Can you buy a house without a real estate agent, or is having one the way to go? Here is everything you need to know!
Despite most people choosing the traditional route, it is possible to buy a house without a real estate agent. However, this will give you several additional responsibilities you need to make. This is what it takes to buy a house without a real estate agent.
Apply for a Mortgage
It’s a common knowledge you can’t buy a house without a mortgage. In other words, before you even start looking for a home, you need to get a mortgage preapproval. With a mortgage preapproval, you’ll know just how big loan you can take, so you know not to look for houses that are outside of your budget. This is also a way to let the sellers know you are serious and aren’t making an offer you can’t stand behind.
Keep in mind that mortgage preapproval isn’t the same as mortgage prequalification. Prequalification usually isn’t enough for you to buy a house without a real estate agent, so take notice of this.
Do Your Research
You can’t go purchasing a property without at least some research. The most important research should be about the neighborhood – and this doesn’t only include whether or not the person next door is kind, and the distance from nearby schools, grocery shops and bus stations. You should also know the average selling price in that area. This won’t only let you know whether or not you’re being ripped off, but you’ll have a brief idea of how easy it’ll be to sell a house later – and how much equity you’ll have once the mortgage is repaid.
Hire a Lawyer
While a lawyer isn’t exactly requested before the sale’s closing date, it would be wise to have one with you every step of the way. A good real estate attorney can be of great help when you’re working alone in Milwaukee, as they can help you not get scammed.
Find the Right Property
This is the step that buyers think is the most important one. Finding the right property when buying without an agent can last for a very long time. However, this shouldn’t discourage you from finding the perfect future home.

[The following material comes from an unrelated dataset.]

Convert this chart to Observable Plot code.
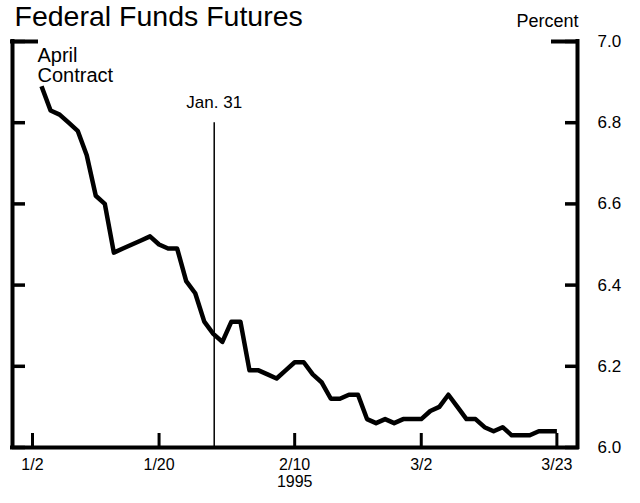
<!DOCTYPE html>
<html>
<head>
<meta charset="utf-8">
<script src="https://cdn.jsdelivr.net/npm/d3@7"></script>
<script src="https://cdn.jsdelivr.net/npm/@observablehq/plot@0.6"></script>
<style>
  body { margin: 0; background: #fff; }
  #chart { width: 640px; height: 503px; }
</style>
</head>
<body>
<div id="chart"></div>
<script>
// ---- Data ----
const title = "Federal Funds Futures";
const unitLabel = "Percent";
const seriesLabel = "April\nContract";

// business days, 1995 (MM-DD)
const dates = [
  "01-03","01-04","01-05","01-06","01-09","01-10","01-11","01-12","01-13",
  "01-16","01-17","01-18","01-19","01-20","01-23","01-24","01-25","01-26","01-27",
  "01-30","01-31","02-01","02-02","02-03","02-06","02-07","02-08","02-09","02-10",
  "02-13","02-14","02-15","02-16","02-17","02-20","02-21","02-22","02-23","02-24",
  "02-27","02-28","03-01","03-02","03-03","03-06","03-07","03-08","03-09","03-10",
  "03-13","03-14","03-15","03-16","03-17","03-20","03-21","03-22","03-23"
];
// April contract implied rate, percent
const rates = [
  6.89, 6.83, 6.82, 6.80, 6.78, 6.72, 6.62, 6.60, 6.48,
  6.49, 6.50, 6.51, 6.52, 6.50, 6.49, 6.49, 6.41, 6.38, 6.31,
  6.28, 6.26, 6.31, 6.31, 6.19, 6.19, 6.18, 6.17, 6.19, 6.21,
  6.21, 6.18, 6.16, 6.12, 6.12, 6.13, 6.13, 6.07, 6.06, 6.07,
  6.06, 6.07, 6.07, 6.07, 6.09, 6.10, 6.13, 6.10, 6.07, 6.07,
  6.05, 6.04, 6.05, 6.03, 6.03, 6.03, 6.04, 6.04, 6.04
];

const xTickDates = ["01-02", "01-20", "02-10", "03-02", "03-23"];
const xTickLabels = ["1/2", "1/20", "2/10\n1995", "3/2", "3/23"];
const yTicks = [6.0, 6.2, 6.4, 6.6, 6.8, 7.0];

const eventLabel = "Jan. 31";
const eventDay = 20.1;          // business-day position of the marker as drawn
const eventTop = 6.8;           // top of the marker line, percent

// ---- helpers ----
const FONT = "'Liberation Sans', Arial, Helvetica, sans-serif";
function bizIndex(md) { // weekdays elapsed since Mon 1995-01-02
  const [m, d] = md.split("-").map(Number);
  const days = Math.round((Date.UTC(1995, m - 1, d) - Date.UTC(1995, 0, 2)) / 864e5);
  return Math.floor(days / 7) * 5 + Math.min(days % 7, 5);
}
const data = dates.map((d, i) => ({day: bizIndex(d), rate: rates[i]}));
const xTicks = xTickDates.map(bizIndex);
const labelOf = new Map(xTicks.map((t, i) => [t, xTickLabels[i]]));
const xDomain = [-2.21, 60.28];

const chart = Plot.plot({
  width: 640,
  height: 503,
  marginLeft: 12,
  marginRight: 63,
  marginTop: 41,
  marginBottom: 56,
  style: {fontFamily: FONT, color: "#000", background: "#fff", overflow: "visible"},
  x: {domain: xDomain, label: null},
  y: {domain: [6, 7], label: null},
  marks: [
    // frame pieces
    Plot.ruleX(xDomain, {stroke: "#000", strokeWidth: 4, strokeLinecap: "square"}),
    Plot.ruleY([6], {stroke: "#000", strokeWidth: 4, strokeLinecap: "square"}),
    Plot.ruleY([7], {stroke: "#000", strokeWidth: 4, strokeLinecap: "square", insetRight: 541}),
    Plot.ruleY([7], {stroke: "#000", strokeWidth: 4, strokeLinecap: "square", insetLeft: 541}),
    // inward ticks
    Plot.axisY(yTicks, {anchor: "left", tickSize: 13, dx: 13, strokeWidth: 3.5, fill: "none", label: null}),
    Plot.axisY(yTicks, {anchor: "right", tickSize: 13, dx: -13, strokeWidth: 3.5, fill: "none", label: null}),
    Plot.axisY(yTicks, {anchor: "right", tickSize: 0, tickPadding: 20, fontSize: 17,
      tickFormat: d3.format(".1f"), label: null}),
    Plot.axisX(xTicks, {anchor: "bottom", tickSize: 14, dy: -14, strokeWidth: 3, fill: "none", label: null}),
    Plot.axisX(xTicks, {anchor: "bottom", tickSize: 0, tickPadding: 11, fontSize: 16,
      lineHeight: 1.05, tickFormat: (d) => labelOf.get(d), label: null}),
    // event marker
    Plot.ruleX([eventDay], {y1: 6, y2: eventTop, stroke: "#000", strokeWidth: 1.5}),
    Plot.text([eventLabel], {x: eventDay, y: eventTop, dy: -15, lineAnchor: "bottom",
      textAnchor: "middle", fontSize: 17, fill: "#000"}),
    // series
    Plot.line(data, {x: "day", y: "rate", stroke: "#000", strokeWidth: 4.5,
      strokeLinejoin: "round", strokeLinecap: "butt"}),
    // labels
    Plot.text([seriesLabel], {frameAnchor: "top-left", dx: 25, dy: 6, lineAnchor: "top",
      textAnchor: "start", fontSize: 20, lineHeight: 1.0, fill: "#000"}),
    Plot.text([title], {frameAnchor: "top-left", dx: 2, dy: -16, lineAnchor: "bottom",
      textAnchor: "start", fontSize: 28.5, fill: "#000"}),
    Plot.text([unitLabel], {frameAnchor: "top-right", dx: 1, dy: -15, lineAnchor: "bottom",
      textAnchor: "end", fontSize: 18, fill: "#000"})
  ]
});
document.getElementById("chart").appendChild(chart);
</script>
</body>
</html>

Stay within your budget, no matter how tempting it might be to look for those luxurious listings. Despite the Coronavirus, you can still arrange for an in-person viewing, although online viewings work just as well. You should personally arrange everything with the seller, or their agent. While viewing the property, take note of its condition. It would be wise to hire a real estate inspector who can confirm if everything is in a good condition – although this is usually done once the offer is accepted. Also, make sure to ask what is included in the sale. This information is important when creating an offer.
Ask for a Seller’s Disclosure
To put it simple, a Seller’s Disclosure is a list that seller creates with everything that’s wrong with the house. They should also include all remodeling works that have been done on the home. Some things a seller disclosure should include are:
- Structural issues
- Problems with plumbing, heating, or electrical systems.
- Mold and mildew damage
- Water damage
- History of damage from pests such as termites
- Information about any toxins in the soil
- The presence of asbestos, radon, or lead paint
Keep in mind that sellers are only responsible for letting you know about the issues they are aware of. Also, some states don’t require disclosures, so they might avoid doing it – but luckily, Wisconsin isn’t one of them. The only nationally-required disclosure is the last one, about the presence of lead paint.
When you decide to buy a house without a real estate agent, you should research state laws on disclosures so you don’t miss anything. Also, most states legally require sellers to honestly answer to the questions about the state of their home, so make sure you ask all the right questions.
Make an Offer
If you’ve found the right property, it’s time to make an offer. An offer should always be less than the amount you’re preapproved, so you have some space for negotiating. Once this is done, you should write an official offer letter to the seller. This should include not just the amount of money you’re offering, but also any requested contingencies, seller concessions, items that you want the seller to include in the sale, as well as the expected closing date. If your offer is accepted, don’t forget to hire housing inspection to ensure everything is okay with the property.
If the inspection finds out any undisclosed issues, you can negotiate with the seller about this. Depending on your preferences, you can:
- Ask the seller to repair everything
- Ask for reimbursement
- Ask for a reduction of a sale’s price
- Cancel the sale altogether
Close the Sale
Once you’ve reached an agreement, it’s time close the sale and finalize everything. The final step is the underwriting process, something that can take a while. Once this is done, you’ll be given a Closing Disclosure, which will inform you about the terms of your loan, such as closing costs and interest rate. If this is all clear, contact both your lender and your attorney and let them know it’s time to schedule the closing. You’ll have to sign a lot of documents, but once this is done, you’ll officially become a homeowner.